====== DATA PROVIDED ======
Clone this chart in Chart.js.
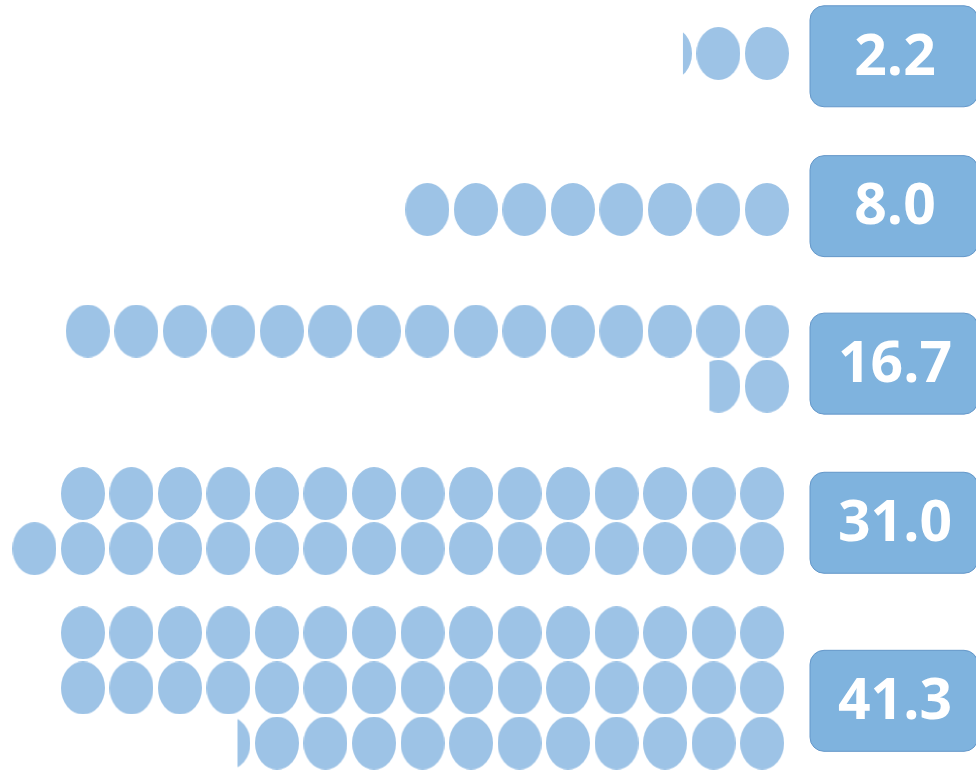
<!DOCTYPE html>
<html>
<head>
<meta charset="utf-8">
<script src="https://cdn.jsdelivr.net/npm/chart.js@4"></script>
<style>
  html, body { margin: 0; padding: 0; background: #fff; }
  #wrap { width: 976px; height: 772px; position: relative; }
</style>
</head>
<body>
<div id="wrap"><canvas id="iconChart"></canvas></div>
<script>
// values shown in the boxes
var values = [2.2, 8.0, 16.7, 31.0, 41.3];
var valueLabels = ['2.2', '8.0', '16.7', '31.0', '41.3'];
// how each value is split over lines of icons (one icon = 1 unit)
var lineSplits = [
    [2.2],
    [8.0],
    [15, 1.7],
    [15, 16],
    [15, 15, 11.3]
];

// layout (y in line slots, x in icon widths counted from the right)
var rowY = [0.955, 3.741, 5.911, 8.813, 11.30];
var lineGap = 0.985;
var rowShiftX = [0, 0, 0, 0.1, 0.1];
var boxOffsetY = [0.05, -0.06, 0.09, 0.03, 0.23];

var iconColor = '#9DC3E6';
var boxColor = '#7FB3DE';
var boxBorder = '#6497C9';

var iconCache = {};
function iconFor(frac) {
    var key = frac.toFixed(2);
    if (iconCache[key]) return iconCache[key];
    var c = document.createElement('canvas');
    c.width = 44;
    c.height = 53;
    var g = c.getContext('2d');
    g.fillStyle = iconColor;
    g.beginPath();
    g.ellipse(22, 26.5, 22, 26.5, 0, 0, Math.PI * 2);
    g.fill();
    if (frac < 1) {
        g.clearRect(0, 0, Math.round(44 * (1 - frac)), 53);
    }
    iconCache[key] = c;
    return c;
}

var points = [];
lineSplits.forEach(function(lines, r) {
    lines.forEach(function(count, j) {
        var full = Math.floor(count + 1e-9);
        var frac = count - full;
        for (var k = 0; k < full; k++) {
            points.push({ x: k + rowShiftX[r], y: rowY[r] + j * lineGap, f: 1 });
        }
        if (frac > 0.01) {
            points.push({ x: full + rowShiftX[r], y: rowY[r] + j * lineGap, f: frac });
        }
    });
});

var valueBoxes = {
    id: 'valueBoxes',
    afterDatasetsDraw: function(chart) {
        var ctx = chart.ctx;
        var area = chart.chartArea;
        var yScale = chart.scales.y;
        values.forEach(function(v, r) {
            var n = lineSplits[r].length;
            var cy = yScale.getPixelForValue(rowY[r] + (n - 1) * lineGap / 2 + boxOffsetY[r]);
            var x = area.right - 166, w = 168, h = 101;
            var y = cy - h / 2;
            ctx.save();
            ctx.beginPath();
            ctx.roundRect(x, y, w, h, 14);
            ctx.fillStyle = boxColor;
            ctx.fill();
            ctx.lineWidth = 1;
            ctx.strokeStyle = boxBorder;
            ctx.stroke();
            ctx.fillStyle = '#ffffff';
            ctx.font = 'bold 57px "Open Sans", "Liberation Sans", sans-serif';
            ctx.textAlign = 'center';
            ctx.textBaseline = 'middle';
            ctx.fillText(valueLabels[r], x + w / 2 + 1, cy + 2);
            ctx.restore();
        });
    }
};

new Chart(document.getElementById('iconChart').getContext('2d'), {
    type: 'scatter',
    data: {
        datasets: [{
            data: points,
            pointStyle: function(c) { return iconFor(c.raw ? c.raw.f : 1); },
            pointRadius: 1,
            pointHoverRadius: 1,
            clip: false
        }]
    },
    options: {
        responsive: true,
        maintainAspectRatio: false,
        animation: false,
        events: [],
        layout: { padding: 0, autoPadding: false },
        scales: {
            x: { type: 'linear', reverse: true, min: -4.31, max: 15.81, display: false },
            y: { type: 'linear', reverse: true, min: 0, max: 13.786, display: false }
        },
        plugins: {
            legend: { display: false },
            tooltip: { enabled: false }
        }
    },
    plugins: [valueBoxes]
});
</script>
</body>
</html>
======
**DESCRIPTION OF THE TASK**
Omit the pictures and give the material again, exactly and in full.

**RESPONSE**
Clone this chart in Chart.js.
<!DOCTYPE html>
<html>
<head>
<meta charset="utf-8">
<script src="https://cdn.jsdelivr.net/npm/chart.js@4"></script>
<style>
  html, body { margin: 0; padding: 0; background: #fff; }
  #wrap { width: 976px; height: 772px; position: relative; }
</style>
</head>
<body>
<div id="wrap"><canvas id="iconChart"></canvas></div>
<script>
// values shown in the boxes
var values = [2.2, 8.0, 16.7, 31.0, 41.3];
var valueLabels = ['2.2', '8.0', '16.7', '31.0', '41.3'];
// how each value is split over lines of icons (one icon = 1 unit)
var lineSplits = [
    [2.2],
    [8.0],
    [15, 1.7],
    [15, 16],
    [15, 15, 11.3]
];

// layout (y in line slots, x in icon widths counted from the right)
var rowY = [0.955, 3.741, 5.911, 8.813, 11.30];
var lineGap = 0.985;
var rowShiftX = [0, 0, 0, 0.1, 0.1];
var boxOffsetY = [0.05, -0.06, 0.09, 0.03, 0.23];

var iconColor = '#9DC3E6';
var boxColor = '#7FB3DE';
var boxBorder = '#6497C9';

var iconCache = {};
function iconFor(frac) {
    var key = frac.toFixed(2);
    if (iconCache[key]) return iconCache[key];
    var c = document.createElement('canvas');
    c.width = 44;
    c.height = 53;
    var g = c.getContext('2d');
    g.fillStyle = iconColor;
    g.beginPath();
    g.ellipse(22, 26.5, 22, 26.5, 0, 0, Math.PI * 2);
    g.fill();
    if (frac < 1) {
        g.clearRect(0, 0, Math.round(44 * (1 - frac)), 53);
    }
    iconCache[key] = c;
    return c;
}

var points = [];
lineSplits.forEach(function(lines, r) {
    lines.forEach(function(count, j) {
        var full = Math.floor(count + 1e-9);
        var frac = count - full;
        for (var k = 0; k < full; k++) {
            points.push({ x: k + rowShiftX[r], y: rowY[r] + j * lineGap, f: 1 });
        }
        if (frac > 0.01) {
            points.push({ x: full + rowShiftX[r], y: rowY[r] + j * lineGap, f: frac });
        }
    });
});

var valueBoxes = {
    id: 'valueBoxes',
    afterDatasetsDraw: function(chart) {
        var ctx = chart.ctx;
        var area = chart.chartArea;
        var yScale = chart.scales.y;
        values.forEach(function(v, r) {
            var n = lineSplits[r].length;
            var cy = yScale.getPixelForValue(rowY[r] + (n - 1) * lineGap / 2 + boxOffsetY[r]);
            var x = area.right - 166, w = 168, h = 101;
            var y = cy - h / 2;
            ctx.save();
            ctx.beginPath();
            ctx.roundRect(x, y, w, h, 14);
            ctx.fillStyle = boxColor;
            ctx.fill();
            ctx.lineWidth = 1;
            ctx.strokeStyle = boxBorder;
            ctx.stroke();
            ctx.fillStyle = '#ffffff';
            ctx.font = 'bold 57px "Open Sans", "Liberation Sans", sans-serif';
            ctx.textAlign = 'center';
            ctx.textBaseline = 'middle';
            ctx.fillText(valueLabels[r], x + w / 2 + 1, cy + 2);
            ctx.restore();
        });
    }
};

new Chart(document.getElementById('iconChart').getContext('2d'), {
    type: 'scatter',
    data: {
        datasets: [{
            data: points,
            pointStyle: function(c) { return iconFor(c.raw ? c.raw.f : 1); },
            pointRadius: 1,
            pointHoverRadius: 1,
            clip: false
        }]
    },
    options: {
        responsive: true,
        maintainAspectRatio: false,
        animation: false,
        events: [],
        layout: { padding: 0, autoPadding: false },
        scales: {
            x: { type: 'linear', reverse: true, min: -4.31, max: 15.81, display: false },
            y: { type: 'linear', reverse: true, min: 0, max: 13.786, display: false }
        },
        plugins: {
            legend: { display: false },
            tooltip: { enabled: false }
        }
    },
    plugins: [valueBoxes]
});
</script>
</body>
</html>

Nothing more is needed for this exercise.